Os números oficiais revelam ainda que 87%
da produção nacional de mandioca, 70% do feijão, 46% do milho, 34% do
arroz, 50% das aves, 59% dos suínos e 30% dos bovinos procede da
agricultura familiar. Mas o modelo de política agrícola que prevalece no
país [desde a colônia] não facilita a vida dos pequenos agricultores. O
país optou pela produção de commodities agrícolas para exportação e
nunca fez reforma agrária.
A primeira estimativa da Conab da safra
2012/2013 prevê uma colheita recorde de 180 milhões de toneladas de
grãos, das quais 60% são soja.
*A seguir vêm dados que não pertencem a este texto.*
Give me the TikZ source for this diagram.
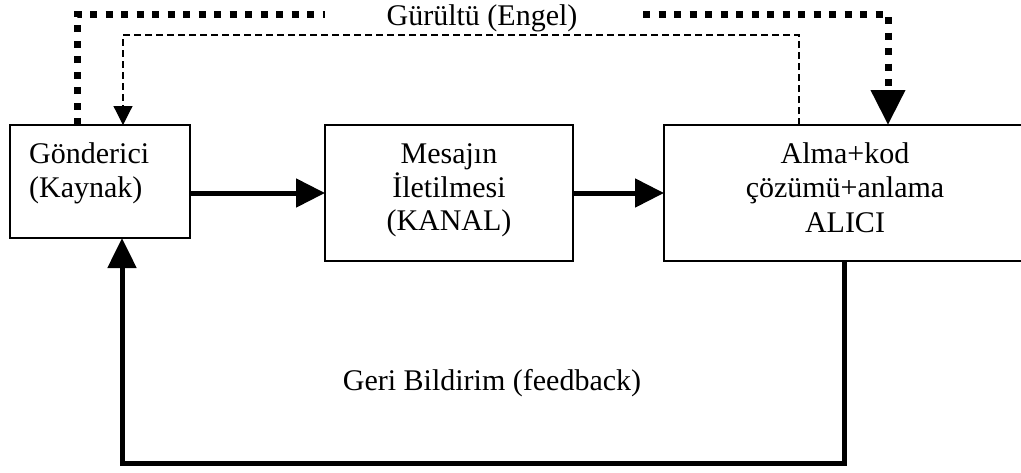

Não há uma política de estoque regulador
para a soja, reconheceu o técnico da Conab. O governo não tem
instrumento efetivo para regular o preço da oleaginosa e nunca teve
disposição para tomar qualquer tipo de medida para impedir que toda a
soja colhida aqui seja exportada.
Na Argentina, em 2008, o governo Kirchner
adotou uma política de cota para assegurar o abastecimento interno da
soja para os argentinos. O grão que tem efeito cascata sobre os
proteícos, como aves e carnes em geral no mercado e inflaciona o mercado
doméstico.
"O problema é histórico. Não tem origem
na pequena produção, mas no modelo agrário exportador e na
intermediação, ou seja, a relação entre o grande comércio e o consumidor
que atravessa o pequeno produtor. O efeito é fatal na conta da inflação
", observa o sociólogo Sérgio Sauer, professor da UNB.